A virtual National Library is a dream or should we say an ideal that the BnF has been pursuing since its opening in 1998. What place is there for manuscripts and precisely modern - i. e. non medieval -ones in such a development ?

There are roughly two sides to the problem :

First there is a museographic point of view, aiming at the widest public : the virtual exhibitions presented on the BnF site provide, among other treasuries, a selection of images of manuscripts. Such is the case for the Proust, Hugo and Zola exhibitions. Initiated in 1997, the GALLICA project – soon to be replaced by GALLICA 2 –presents, besides a virtual library in the making, an anthology of the best pieces in our collections, among them some remarkable manuscripts.
The image library, available on the net, offers a wide selection of pages of interest from modern manuscripts.

Then comes the more traditional research library aspect. The BnF wishes to enable the researcher to work from his desk on some, if not all, of its manuscripts, having at his disposal not only the corpus but the transcriptions, the codicological and bibliographical descriptions, plus notes and hyperlinks. This is not an easy task as it requires the joint efforts of different specialists such as curators, academics and informaticians. The computerization of our catalogues is in progress : the printed catalogues are being digitized (with optical recognition of characters). Bibliographical descriptions written on Word files are retroconverted in XML/EAD, while cataloguing is now done exclusively in EAD. This new catalogue « BnF archives et manuscrits » has been on line since september 2007.
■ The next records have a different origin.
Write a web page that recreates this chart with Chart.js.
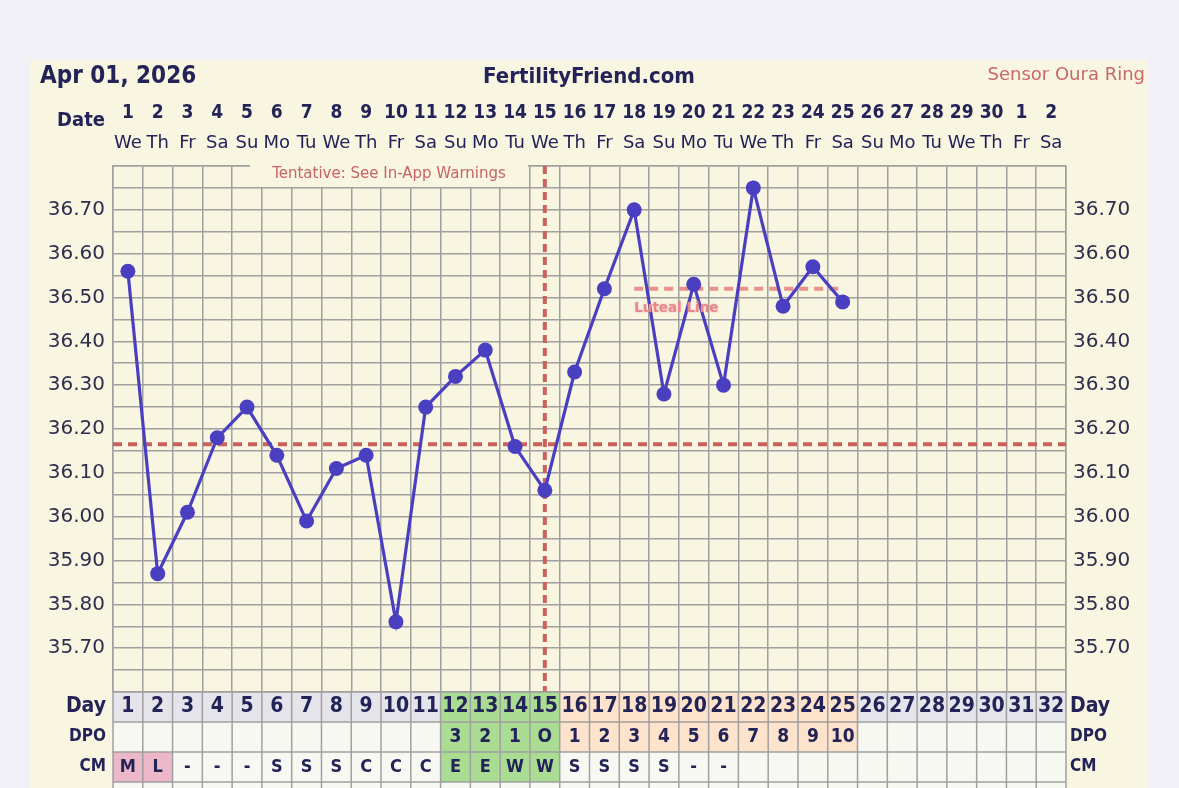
<!DOCTYPE html>
<html><head><meta charset="utf-8">
<script src="https://cdn.jsdelivr.net/npm/chart.js@4.4.1/dist/chart.umd.min.js"></script>
<style>
html,body{margin:0;padding:0;background:#f1f0f7;}
canvas{display:block;}
</style></head><body>
<canvas id="c" width="1179" height="788"></canvas>
<script>
// ---- data ----
const cycleDays = ['1','2','3','4','5','6','7','8','9','10','11','12','13','14','15','16','17','18','19','20','21','22','23','24','25','26','27','28','29','30','31','32'];
const dateNumbers = ['1','2','3','4','5','6','7','8','9','10','11','12','13','14','15','16','17','18','19','20','21','22','23','24','25','26','27','28','29','30','1','2'];
const weekdays = ['We','Th','Fr','Sa','Su','Mo','Tu','We','Th','Fr','Sa','Su','Mo','Tu','We','Th','Fr','Sa','Su','Mo','Tu','We','Th','Fr','Sa','Su','Mo','Tu','We','Th','Fr','Sa'];
const temperatures = [36.56,35.87,36.01,36.18,36.25,36.14,35.99,36.11,36.14,35.76,36.25,36.32,36.38,36.16,36.06,36.33,36.52,36.70,36.28,36.53,36.30,36.75,36.48,36.57,36.49];
const lutealLine = [null,null,null,null,null,null,null,null,null,null,null,null,null,null,null,null,null,36.52,36.52,36.52,36.52,36.52,36.52,36.52,36.52];
const coverline = 36.165;
const ovulationDay = 15;
const yTickLabels = ['35.70','35.80','35.90','36.00','36.10','36.20','36.30','36.40','36.50','36.60','36.70'];
const dpoLabels = ['','','','','','','','','','','','3','2','1','O','1','2','3','4','5','6','7','8','9','10','','','','','','',''];
const cmLabels = ['M','L','-','-','-','S','S','S','C','C','C','E','E','W','W','S','S','S','S','-','-','','','','','','','','','','',''];
const phases = ['pre','pre','pre','pre','pre','pre','pre','pre','pre','pre','pre','fert','fert','fert','fert','post','post','post','post','post','post','post','post','post','post','none','none','none','none','none','none','none'];
const cmMenses = ['M','L'];

const NAVY = '#232358';
const GRID = '#a0a0a0';
const CREAM = '#f8f5e1';

const ffPlugin = {
  id: 'ff',
  beforeDraw(chart) {
    const c = chart.ctx;
    c.save();
    c.fillStyle = '#f1f0f7'; c.fillRect(0, 0, chart.width, chart.height);
    c.fillStyle = CREAM; c.fillRect(30, 60, 1118, 740);
    c.restore();
  },
  beforeDatasetsDraw(chart) {
    const { ctx, chartArea: a, scales: { x, y } } = chart;
    ctx.save();
    // tentative label box
    ctx.fillStyle = CREAM;
    ctx.fillRect(250, a.top - 4, 278, 25);
    ctx.fillStyle = '#c86464';
    ctx.font = '15px "DejaVu Sans"';
    ctx.textAlign = 'center'; ctx.textBaseline = 'middle';
    ctx.fillText('Tentative: See In-App Warnings', 389, a.top + 8);
    // coverline
    ctx.strokeStyle = '#c9625c'; ctx.lineWidth = 4; ctx.setLineDash([9, 6]);
    const yy = y.getPixelForValue(coverline);
    ctx.beginPath(); ctx.moveTo(a.left, yy); ctx.lineTo(a.right, yy); ctx.stroke();
    // ovulation line
    const xx = x.getPixelForValue(ovulationDay - 1);
    ctx.setLineDash([8, 5]);
    ctx.beginPath(); ctx.moveTo(xx, a.top); ctx.lineTo(xx, a.bottom); ctx.stroke();
    ctx.restore();
  },
  afterDatasetsDraw(chart) {
    const { ctx, scales: { x, y } } = chart;
    ctx.save();
    ctx.font = 'bold 13.5px "DejaVu Sans"';
    ctx.fillStyle = '#e8888a';
    ctx.shadowColor = 'rgba(232,136,138,0.6)'; ctx.shadowBlur = 2;
    ctx.textAlign = 'left'; ctx.textBaseline = 'middle';
    ctx.fillText('Luteal Line', x.getPixelForValue(17), y.getPixelForValue(36.52) + 20);
    ctx.restore();
  },
  afterDraw(chart) {
    const { ctx, chartArea: a, scales: { x } } = chart;
    ctx.save();
    // header
    ctx.fillStyle = NAVY; ctx.textBaseline = 'middle';
    ctx.font = 'bold 24px "DejaVu Sans Condensed"'; ctx.textAlign = 'left';
    ctx.fillText('Apr 01, 2026', 40, 77);
    ctx.font = 'bold 22px "DejaVu Sans Condensed"'; ctx.textAlign = 'center';
    ctx.fillText('FertilityFriend.com', 589, 77);
    ctx.font = '18px "DejaVu Sans"'; ctx.textAlign = 'right'; ctx.fillStyle = '#c86868';
    ctx.fillText('Sensor Oura Ring', 1145, 75);
    ctx.fillStyle = NAVY; ctx.font = 'bold 20px "DejaVu Sans Condensed"';
    ctx.fillText('Date', 105, 121);

    // table
    const colW = (a.right - a.left) / cycleDays.length;
    const rowTop = [a.bottom, a.bottom + 30, a.bottom + 60, a.bottom + 90];
    const rowH = 30;
    const dayBg = { pre: '#e4e4ea', fert: '#aadc94', post: '#fde3cb', none: '#e4e4ea' };
    const lowBg = { pre: '#f8f8f3', fert: '#aadc94', post: '#fde3cb', none: '#f8f8f3' };
    for (let i = 0; i < cycleDays.length; i++) {
      const cx = x.getPixelForValue(i);
      const l = cx - colW / 2;
      const ph = phases[i];
      ctx.fillStyle = dayBg[ph]; ctx.fillRect(l, rowTop[0], colW, rowH);
      ctx.fillStyle = lowBg[ph]; ctx.fillRect(l, rowTop[1], colW, rowH);
      let cmBg = ph === 'fert' ? '#aadc94' : '#f8f8f3';
      if (cmMenses.includes(cmLabels[i])) cmBg = '#ebb7c9';
      ctx.fillStyle = cmBg; ctx.fillRect(l, rowTop[2], colW, rowH);
      ctx.fillStyle = '#f8f8f3'; ctx.fillRect(l, rowTop[3], colW, rowH);
    }
    ctx.strokeStyle = GRID; ctx.lineWidth = 1.5;
    ctx.beginPath();
    for (let i = 0; i <= cycleDays.length; i++) {
      const xx = a.left + i * colW;
      ctx.moveTo(xx, rowTop[0]); ctx.lineTo(xx, rowTop[3] + rowH);
    }
    for (let r = 0; r < 4; r++) {
      ctx.moveTo(a.left, rowTop[r]); ctx.lineTo(a.right, rowTop[r]);
    }
    ctx.stroke();
    ctx.fillStyle = NAVY; ctx.textAlign = 'center'; ctx.textBaseline = 'middle';
    for (let i = 0; i < cycleDays.length; i++) {
      const cx = x.getPixelForValue(i);
      ctx.font = 'bold 21px "DejaVu Sans Condensed"';
      ctx.fillText(cycleDays[i], cx, rowTop[0] + 15);
      ctx.font = 'bold 19px "DejaVu Sans Condensed"';
      ctx.fillText(dpoLabels[i], cx, rowTop[1] + 15);
      ctx.font = 'bold 18px "DejaVu Sans Condensed"';
      ctx.fillText(cmLabels[i], cx, rowTop[2] + 15);
    }
    const rowNames = ['Day', 'DPO', 'CM'];
    const rowFonts = ['bold 21px "DejaVu Sans Condensed"', 'bold 17px "DejaVu Sans Condensed"', 'bold 17px "DejaVu Sans Condensed"'];
    for (let r = 0; r < 3; r++) {
      ctx.font = rowFonts[r];
      ctx.textAlign = 'right'; ctx.fillText(rowNames[r], a.left - 7, rowTop[r] + 15);
      ctx.textAlign = 'left'; ctx.fillText(rowNames[r], a.right + 4, rowTop[r] + 15);
    }
    ctx.restore();
  }
};

const yTickCallback = (v) => {
  const s = (Math.round(v * 100) / 100).toFixed(2);
  return yTickLabels.includes(s) ? s : '';
};

new Chart(document.getElementById('c'), {
  type: 'line',
  data: {
    labels: cycleDays,
    datasets: [
      {
        data: temperatures,
        borderColor: '#4b3fc1', backgroundColor: '#4b3fc1',
        borderWidth: 3.2, pointRadius: 7.5, pointBorderWidth: 0, tension: 0,
        xAxisID: 'x', yAxisID: 'y'
      },
      {
        data: lutealLine,
        borderColor: '#e8908a', borderWidth: 4, borderDash: [9, 6],
        pointRadius: 0, spanGaps: false, tension: 0,
        xAxisID: 'x', yAxisID: 'y'
      }
    ]
  },
  options: {
    responsive: false, animation: false, devicePixelRatio: 1,
    layout: { padding: { top: 90, left: 30, right: 31, bottom: 96 } },
    plugins: { legend: { display: false }, tooltip: { enabled: false }, title: { display: false } },
    scales: {
      x: {
        type: 'category', position: 'top', offset: true,
        grid: { offset: true, color: GRID, lineWidth: 1.5, drawTicks: false },
        border: { display: true, color: GRID, width: 1.5 },
        ticks: { autoSkip: false, maxRotation: 0, padding: 12, color: NAVY,
          font: { family: 'DejaVu Sans', size: 18 },
          callback: (v, i) => weekdays[i] },
        afterFit(s) { s.height = 36; }
      },
      xDate: {
        type: 'category', position: 'top', offset: true, labels: dateNumbers,
        grid: { display: false, drawTicks: false },
        border: { display: false },
        ticks: { autoSkip: false, maxRotation: 0, padding: 6, color: NAVY,
          font: { family: 'DejaVu Sans Condensed', size: 19, weight: 'bold' } },
        afterFit(s) { s.height = 40; }
      },
      y: {
        position: 'left', min: 35.6, max: 36.8,
        grid: { color: GRID, lineWidth: 1.5, drawTicks: false },
        border: { display: true, color: GRID, width: 1.5 },
        ticks: { stepSize: 0.05, autoSkip: false, padding: 8, color: '#2e2e4e',
          font: { family: 'DejaVu Sans', size: 20 }, callback: yTickCallback },
        afterFit(s) { s.width = 83; }
      },
      y2: {
        position: 'right', min: 35.6, max: 36.8,
        grid: { display: false, drawTicks: false },
        border: { display: true, color: GRID, width: 1.5 },
        ticks: { stepSize: 0.05, autoSkip: false, padding: 7, color: '#2e2e4e',
          font: { family: 'DejaVu Sans', size: 20 }, callback: yTickCallback },
        afterFit(s) { s.width = 82; }
      }
    }
  },
  plugins: [ffPlugin]
});
</script>
</body></html>
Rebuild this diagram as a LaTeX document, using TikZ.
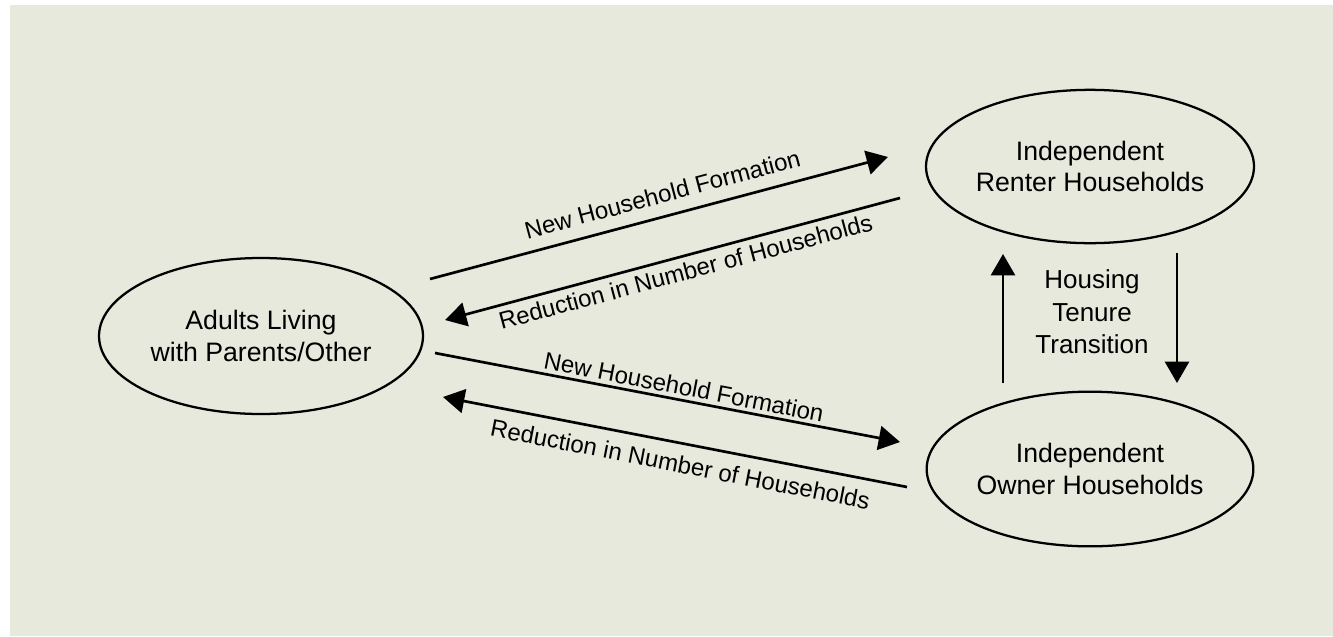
\documentclass[tikz,border=0pt]{standalone}
\usepackage{fontspec}
\setmainfont{Liberation Sans}
\usetikzlibrary{shapes.geometric,arrows.meta}
\definecolor{bgsage}{RGB}{230,233,220}
\begin{document}
\begin{tikzpicture}[x=0.75pt,y=-0.75pt,
  state/.style={ellipse,draw,line width=1.7pt,inner sep=0pt,align=center,font=\fontsize{20}{23.5}\selectfont},
  flow/.style={line width=2pt,-{Triangle[length=16pt,width=18pt]}},
  lab/.style={sloped,inner sep=0pt,font=\fontsize{18}{22}\selectfont}]
\useasboundingbox (0,0) rectangle (1333,636);
\fill[white] (0,0) rectangle (1333,636);
\fill[bgsage] (10,5) rectangle (1333,636);
\node[state,minimum width=243pt,minimum height=117pt] (adult) at (261,336) {Adults Living\\with Parents/Other};
\node[state,minimum width=246pt,minimum height=115pt] (renter) at (1090,166.5) {Independent\\Renter Households};
\node[state,minimum width=245pt,minimum height=116pt] (owner) at (1090,469) {Independent\\Owner Households};
\node[align=center,inner sep=0pt,font=\fontsize{19.5}{24.4}\selectfont] (tenure) at (1092,312) {Housing\\Tenure\\Transition};
\coordinate (a1) at (430,279);
\coordinate (r1) at (888,157);
\coordinate (r2) at (900,198);
\coordinate (a2) at (445,320);
\coordinate (a3) at (435,353);
\coordinate (o1) at (900,442);
\coordinate (o2) at (907,487);
\coordinate (a4) at (443,397);
\coordinate (o3) at (1003,383);
\coordinate (r3) at (1003,254);
\coordinate (r4) at (1177,253);
\coordinate (o4) at (1177,383);
\draw[flow] (a1) -- node[lab,pos=0.52,above=9pt] (l1) {New Household Formation} (r1);
\draw[flow] (r2) -- node[lab,pos=0.48,below=4pt] (l2) {Reduction in Number of Households} (a2);
\draw[flow] (a3) -- node[lab,pos=0.53,above=2.5pt] (l3) {New Household Formation} (o1);
\draw[flow] (o2) -- node[lab,pos=0.48,below=8pt] (l4) {Reduction in Number of Households} (a4);
\draw[flow] (o3) -- (r3);
\draw[flow] (r4) -- (o4);
\end{tikzpicture}
\end{document}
GALLICA, though focused on printed documents, nevertheless presents some very important manuscripts, by Marcel Proust and Emile Zola for instance, digitized by the BNF and fully commentated and analysed by teams of experts.

In 2006, the Manuscript department took a new step with the IDA project (Interchange of Data between administrations) with the partnership of ITEM (Institut des textes et manuscrits modernes) and INRIA (Institut national de Recherche en Informatique et Automatique). The digitized manuscripts were Flaubert’s Trois contes, a diary by Proust and another one by Paul Valery.
OPTIMA, initiated in 2007, continues and enlarges the experimental IDA project with the same authors but a much wider corpus. Last but not least a collaboration between the BnF, the Municipal Library of Bordeaux, the Ecole Normale Supérieure of Lyon and the University of Caen is at work to digitize the manuscripts of Montesquieu, beginning with Esprit des Lois, providing as well the metadatas and hyperlinks.
Besides, we are currently digitizing important collections or items recently entered such as the Georges Clémenceau papers or Marie and Irène Curie’s letters.

If, for the moment, only a percentage of modern manuscripts is catalogued and available on the net, this situation is about to change. In the years to come, the Manuscript department will drop microfilming to use digitization as a standard way of preservation. We hope to be able to digitize our microfilms as well, in order to build a large digital manuscripts library reachable both through our catalogue and through Gallica. And some future projects are in view, all including a rewarding cooperation between different types of institutions, national as well as international ones.